In his efforts to answer larger questions, such as how the striated caracara became separated from its cousins, Meiburg journeys into the history of shifting land masses, their effect on species distribution and migration, and the asteroid strike responsible for mass extinctions. Meiburg is equally skilled at evoking the challenging environment of the Falklands as he is at placing his readers in the midst of a teeming jungle in Guyana, home to the elusive red-throated caracara. He weaves a seamless narrative peppered with deep, diverse observations — ever wondered what a pink-toed tarantula feels like after shedding its exoskeleton? With Meiburg’s prose as guide, one can almost feel that fresh skin hardening in the forest’s cool evening air. None of the details is extraneous to Meiburg’s narrative design. In fact, each of them leads the readers deeper into the forest, until Meiburg’s quest becomes ours too.

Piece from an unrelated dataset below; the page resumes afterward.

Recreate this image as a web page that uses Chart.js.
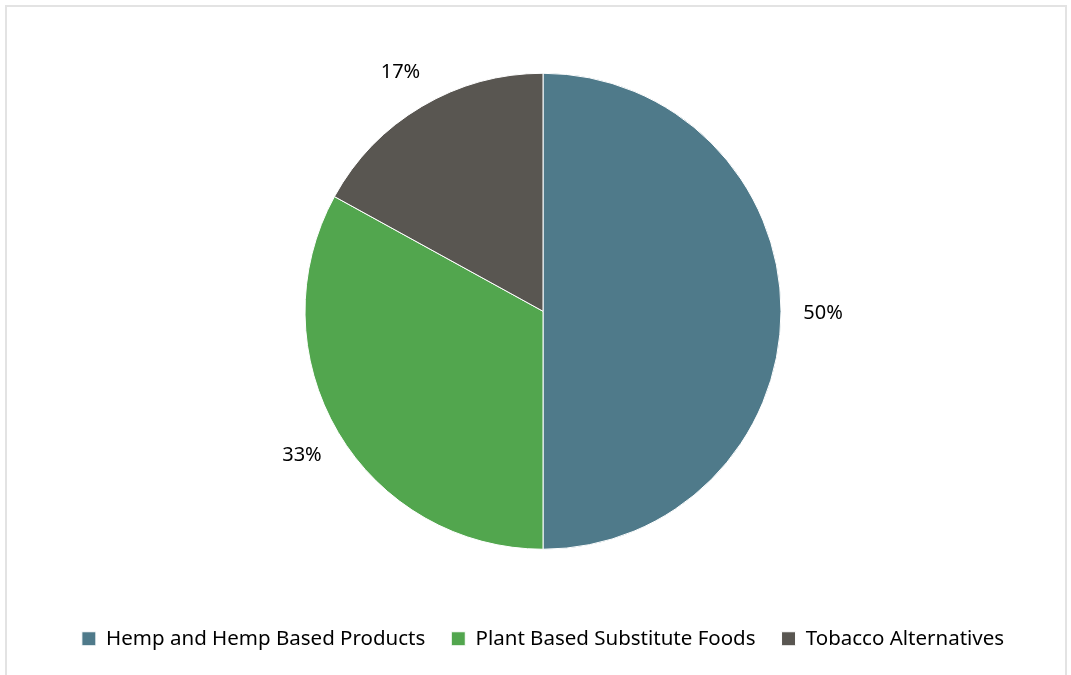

Meiburg lays bare human civilization’s conceit and the resultant condescension. The book reminds us that we cheat ourselves when we underestimate the intelligence of creatures we have deemed annoying or mundane. Birds, for instance, have been looked down upon for their presumed lack of emotions or intelligence — thus the term, bird brain. But Meiburg writes, “We now know that some birds are capable of nearly all — if not all — the attributes of consciousness we once reserved for ourselves.”

Meeting a caracara may be a remote possibility, but crows, hawks, songbirds and pigeons are not hard to come by. Borrowing Meiburg’s lens of wonder and empathy would allow us to see that they, too, are remarkable.